By Karen Savage
Four environmental organizations filed suit against the French government for failing to live up to its commitments to the Paris Climate Agreement and other national and international agreements.
The suit, which was filed in the Administrative Court of Paris on Thursday, alleges that France has violated its duty by failing to taking action to limit global temperature rise to below 2 degrees Celsius.
The organizations—Oxfam, Greenpeace, Fondation Nicolas Hulot pour la Nature et l’Homme and Notre Affair à Tous—also say the French government has repeatedly postponed implementing policies to curb emissions, as required by its national climate policy, and has failed to respect international commitments.
The organizations are asking the French government to fully implement its policies and to abide by its climate agreements. They are also asking for compensation for harm done to their members and the environment.
“The state is not living up to commitments it has made itself, especially in the context of the Paris agreement of 2015,” said Cecile Duflot, a former minister and current Executive Director of Oxfam France.
“The state is a litigant like any other, our goal is for it to be condemned to act,” she told France Inter radio.
France, like countries around the world, is already feeling the impacts of climate change, including intense heat waves and increased rainfall events.

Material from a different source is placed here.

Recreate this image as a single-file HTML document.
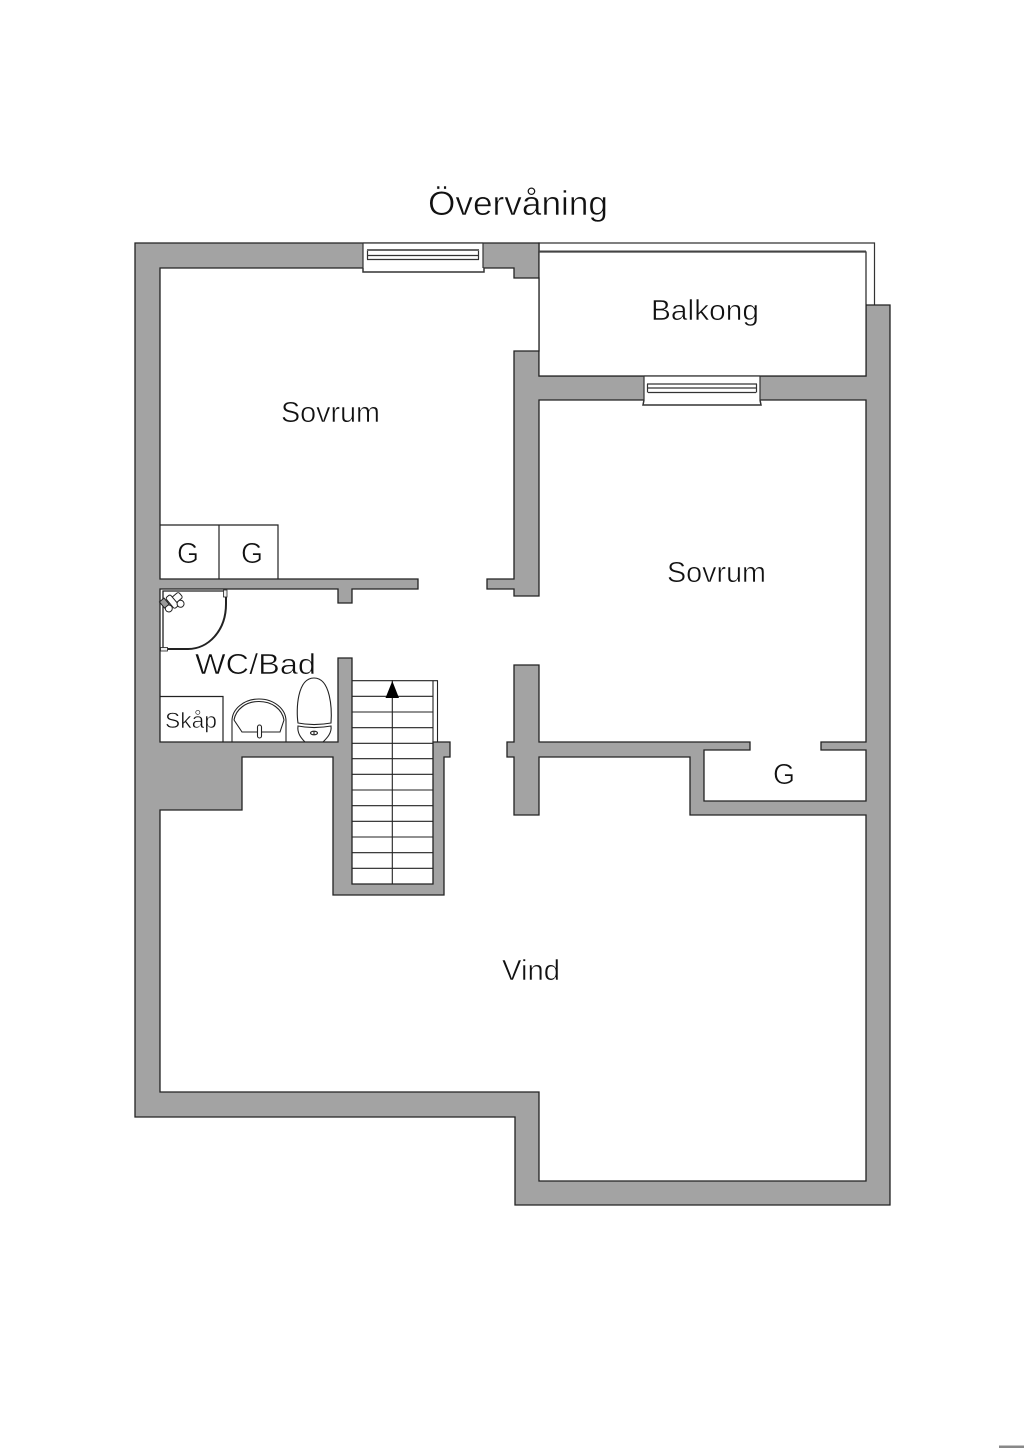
<!DOCTYPE html>
<html><head><meta charset="utf-8"><style>
html,body{margin:0;padding:0;background:#fff}
svg{display:block}
text{font-family:"Liberation Sans",sans-serif;fill:#111;stroke:#fff;stroke-width:.55px}
</style></head><body>
<svg width="1024" height="1448" viewBox="0 0 1024 1448" xmlns="http://www.w3.org/2000/svg">
<rect width="1024" height="1448" fill="#fff"/>
<path d="M539 252V243H874.5V305" fill="none" stroke="#333" stroke-width="1.2"/>
<polygon points="135,243 539,243 539,376 866,376 866,305 890,305 890,1205 515,1205 515,1117 135,1117" fill="#a3a3a3" stroke="#222" stroke-width="1.3"/>
<polygon points="539,252 866,252 866,376 539,376" fill="#fff" stroke="#222" stroke-width="1.2"/>
<path d="M539 251.500H866" stroke="#444" stroke-width="2" fill="none"/>
<polygon points="160,268 514,268 514,278 539,278 539,351 514,351 514,579 487,579 487,589 514,589 514,596 539,596 539,400 866,400 866,742 821,742 821,750 866,750 866,801 704,801 704,750 750,750 750,742 539,742 539,665 514,665 514,742 507,742 507,757 514,757 514,815 539,815 539,757 690,757 690,815 866,815 866,1181 539,1181 539,1092 160,1092 160,810 242,810 242,757 333,757 333,895 444,895 444,757 450,757 450,742 433,742 433,884 352,884 352,658 338,658 338,742 160,742 160,589 338,589 338,603 352,603 352,589 418,589 418,579 160,579" fill="#fff" stroke="#222" stroke-width="1.3"/>
<!-- top window -->
<g fill="#fff" stroke="#333" stroke-width="1.200">
<rect x="363" y="243" width="120" height="25" stroke="none"/>
<path d="M363 243H483M363 243V268M483 243V268"/>
<path d="M363 268V272H484V268" stroke-width="1.500"/>
<path d="M367 250H479M367 255.500H479M367 259.500H479" fill="none"/>
<path d="M367.500 250V259.500M478.500 250V259.500" fill="none"/>
</g>
<path d="M367 250H479" stroke="#666" stroke-width="2"/>
<!-- lower window -->
<g fill="#fff" stroke="#333" stroke-width="1.200">
<rect x="644" y="376" width="116" height="25" stroke="none"/>
<path d="M644 376H760M644 376V400M760 376V400"/>
<path d="M644 400L643 405H761L760 400" stroke-width="1.500"/>
<path d="M647 384H757M648 388H756M648 392.500H756" fill="none"/>
<path d="M647.500 384V392.500M756.500 384V392.500" fill="none"/>
</g>
<!-- closets -->
<g fill="none" stroke="#222" stroke-width="1.200">
<path d="M160 525H278V579M219 525V579"/>
<path d="M160 696.500H223V742"/>
</g>
<!-- shower -->
<g fill="none" stroke="#222">
<path d="M163 649V591H225" stroke-width="1.300"/>
<path d="M163 649H188C208 649 226 631 226 604V592" stroke-width="2"/>
<rect x="223.500" y="590" width="3.500" height="7" fill="#eee" stroke-width=".8"/>
<rect x="160.500" y="647.500" width="7" height="3.500" fill="#eee" stroke-width=".8"/>
<g transform="translate(173 601) rotate(-40)" fill="#fff" stroke-width="1">
<rect x="-10" y="-3.500" width="20" height="7" rx="2"/>
<rect x="-4" y="-7" width="6" height="14" rx="2"/>
<circle cx="-8" cy="3" r="3.500"/>
<circle cx="4" cy="7" r="3.500"/>
<rect x="-11" y="-8" width="6" height="8" fill="#999"/>
</g>
</g>
<!-- sink -->
<g fill="none" stroke="#222" stroke-width="1.100">
<path d="M232 742V721C232 709 244 699 259 699C274 699 286 709 286 721V742"/>
<path d="M234 720C236 709 246 701.500 259 701.500C272 701.500 282 709 284 720"/>
<path d="M234 720L242 732H280L284 720"/>
<rect x="257.500" y="725" width="4" height="13" rx="2" fill="#fff"/>
</g>
<!-- toilet -->
<g fill="none" stroke="#222" stroke-width="1.100">
<path d="M298 723C296 710 297 678 314 678C331 678 332 710 331 723C320 725 308 725 298 723Z"/>
<path d="M298 726C308 728 320 728 331 726C332 733 327 738 323 742H305C301 738 297 733 298 726Z"/>
<ellipse cx="314" cy="733" rx="3.500" ry="1.800"/>
<path d="M314 731V735"/>
</g>
<!-- stairs -->
<g stroke="#222" stroke-width="1.100" fill="none">
<path d="M352 680.700H438M437.500 680.700V742M433 680.700V742"/>
<path d="M352 696.300H433M352 712H433M352 727.700H433M352 743.300H433M352 758.700H433M352 774.300H433M352 790H433M352 805.700H433M352 821.300H433M352 837H433M352 852.700H433M352 868.300H433"/>
<path d="M392.300 680V884"/>
</g>
<polygon points="392.300,681 385.500,698 399,698" fill="#000"/>
<!-- bottom-right mark -->
<rect x="999" y="1445.500" width="25" height="2.500" fill="#888"/>
<!-- labels -->
<text x="428" y="215" font-size="34" textLength="180" lengthAdjust="spacingAndGlyphs">Övervåning</text>
<text x="651" y="320" font-size="29" textLength="108" lengthAdjust="spacingAndGlyphs">Balkong</text>
<text x="281" y="422" font-size="29" textLength="99" lengthAdjust="spacingAndGlyphs">Sovrum</text>
<text x="667" y="582" font-size="29" textLength="99" lengthAdjust="spacingAndGlyphs">Sovrum</text>
<text x="177" y="563" font-size="29" textLength="22" lengthAdjust="spacingAndGlyphs">G</text>
<text x="241" y="563" font-size="29" textLength="22" lengthAdjust="spacingAndGlyphs">G</text>
<text x="773" y="784" font-size="29" textLength="22" lengthAdjust="spacingAndGlyphs">G</text>
<text x="195" y="674" font-size="29" textLength="121" lengthAdjust="spacingAndGlyphs">WC/Bad</text>
<text x="165" y="728" font-size="22" textLength="52" lengthAdjust="spacingAndGlyphs">Skåp</text>
<text x="502" y="980" font-size="29" textLength="58" lengthAdjust="spacingAndGlyphs">Vind</text>
</svg>
</body></html>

According to the Germanwatch Global Climate Risk Index, France is the most vulnerable of all Europe countries to climate change and the 18th most affected in the world.
Plaintiff organization Fondation Nicolas Hulot pour la Nature et l’Homme was founded by Nicolas Hulot, a former environment minister who resigned last year due to what he considered France’s failure to implement climate and other environmental policies. The organization has gathered more than 2 million signatures in a petition supporting the litigation.
The litigation was denounced by French President Emmanuel Macron, who is currently in Nairobi for the One Planet Summit, a gathering of high-level officials, CEO’s and young people working to put forward initiatives designed to meet the goals of the Paris Agreement.
“The solution is in all of us. On this issue, it is not the People vs. The Government. This nonsense should stop,” Macron said. “We all must act—governments must act, major enterprises must act, investors must act, citizens must act—all together.”
The plaintiffs say Macron and the French government are all talk, but little action. They also say putting the onus on individual citizens is a distraction from the government’s failure to adequately regulate carbon emitters.
“We are not reducing greenhouse gas emissions in this country, but they’re going up by 6 percent more than it should be between 2015 and 2018,” said Paul Mougeolle, an attorney for Notre Affair à Tous.
He said for the suit to succeed, the plaintiffs must convince the court that the state has a duty to combat climate change.
“That’s not just a legal argument but it will also have practical effects, because if you recognize it, you must comply with the latest science,” he said. The organizations will have to show that while France’s greenhouse gas emissions are relatively low—just 1.2 percent of total global emissions— they are still causing major harm to the climate.
The organizations sent a letter of formal notice to Prime Minister Edouard Philippe and 12 members of the government in December describing climate impacts that France is already experiencing and explaining how the government’s failure to take action endangers the welfare of French citizens. They urged the government to adopt specific climate adaptation and mitigation strategies.
Francois de Rugy, the French minister of ecological and solidarity transition, responded in February, saying the government is already taking action. He said also said French citizens must change their behavior.
Increasingly, citizens across the globe are asking courts to force governments to take more immediate and urgent action to reduce carbon emissions.
Three families in Germany filed suit last October to compel the government to comply with emission reduction targets. The European Union is facing a suit by 10 families who filed suit last June, alleging the EU’s current climate targets aren’t enough to protect their rights to life, health, occupation and property. A British court recently rejected an appeal by the nonprofit climate justice group Plan B to force the government to strengthen its climate targets. Twenty-one young plaintiffs in the landmark constitutional climate lawsuit, Juliana v. United States, hope to force the U.S. government to implement a science-based plan to protect the climate for future generations.
Mougeolle said the new case differs from other suits because there are no individual plaintiffs, only non-governmental organizations, which in France have the right to demand an end to the ecological harms.
“We are demanding not only repair of the ecological damage, but also the prevention of future harm,” said Mougeolle.
The suit is anticipated to take about two years to work its way through the court. If the claims are rejected, the organizations will be allowed to appeal to a higher court.